Thursday, March 01, 2007

Crisis mode (always a crisis)

The last couple weeks have been really hard. First it was hard because I was running so much. Then it was hard because I wasn't running at all. Now it is hard because I can run, but I don't want to. Or at least, I'm able to run a bit, but I'm holding back on days my HR is high (like today: 66 in the am, way too high, even though I didn't feel sick), and it is frustrating.

I think what has happened is when I found out I got into law school, it sort of solidified my impending retirement (or cutting back on training or whatever), and it made it hard to keep focus on Boston, knowing that after that, I'd probably not be training for anything in particular for a while. I always do that: skip my focus to the next thing, before the current project is done. It makes it hard to get out there and do the stuff you have to do, but don't feel like doing when you know that in 2 months, you won't HAVE to do that stuff anymore. It is pretty easy to start to want to slack off now. Also, not running for 5 days gets you into that mood pretty quick.

I'm running the 3k at provincials Saturday. I'm excited because I know that I must have some fitness from all those miles. I ran a reasonable 5k in January and I'm way fitter now, even with the time off. So I hope to surprise the field. They are all pretty fast (Julien ran 8:43 in Boston, and the others are in the 8:50s), but I'm hoping that the long indoor season will have taken its toll. Also, they all have a tendency to go out too hard (try for 8:30 and run an ugly 8:45), so maybe I can catch some of them dying, the young guys especially. Julien will be hard to beat, since I gave him advice on how to race 3k (haha), but I think the young kids will be ripe.

That race is motivating me now, but of course the best thing I can do for it is to take it easy. Still, I will do a solid run tomorrow, and hopefully the race will go well. I have always run very hard at provincial indoors. For some reason it seems to get me to my limits. Maybe it is the 10pm start time. Sunday I will try for a 20miler, regardless. Perhaps that's foolish, but I'll see how I feel. The following weekend I'm racing a half marathon, which is more in line with the whole Boston thing. I would like to run well, but I wonder if I should worry more about training than racing. There are only 6 weeks until the marathon. A good half would boost the confidence though.

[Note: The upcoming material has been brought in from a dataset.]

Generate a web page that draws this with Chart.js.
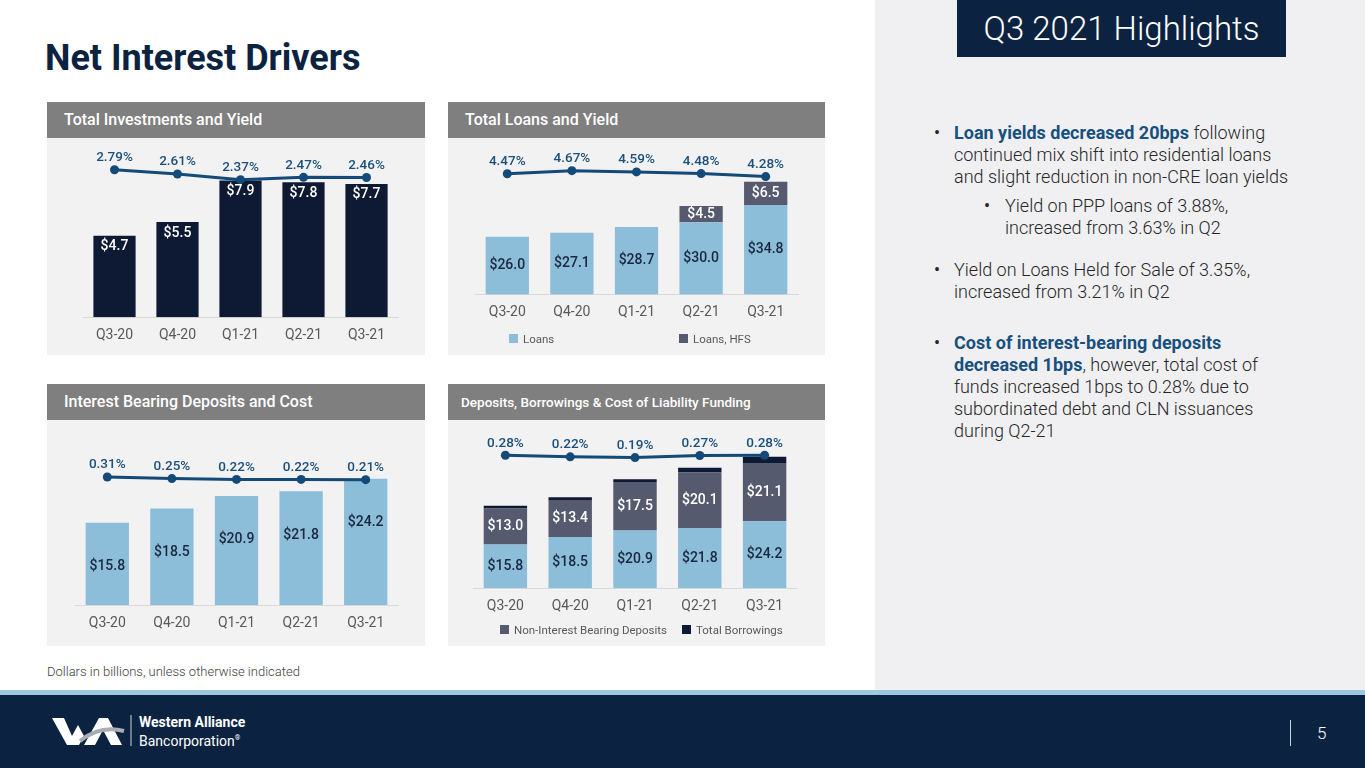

I guess I will see how the week goes.

Prediction: 8:58 I think I can dip under 9min if I run it right.

1 Comments:

At 12:12 a.m., Anonymous Anonymous said...

hey, the way you feel about running is the way i feel about school! neato!
yeah, i just sent you those emails to let you know that those people might try to get in touch with you. the one over at st laurent and pins emailed me back. she said she would call you and that i should call her. it's late now, so i think i'll call her tomorrow or something. although i'm working tomorrow, so maybe i'll call her on tuesday.
anyway, i don't think you should worry too much about the running thing. you've run so well for so long, you deserve a rest from the whole racing thing. however you do in boston, it'll be good. maybe not your best ever, but it'll be good.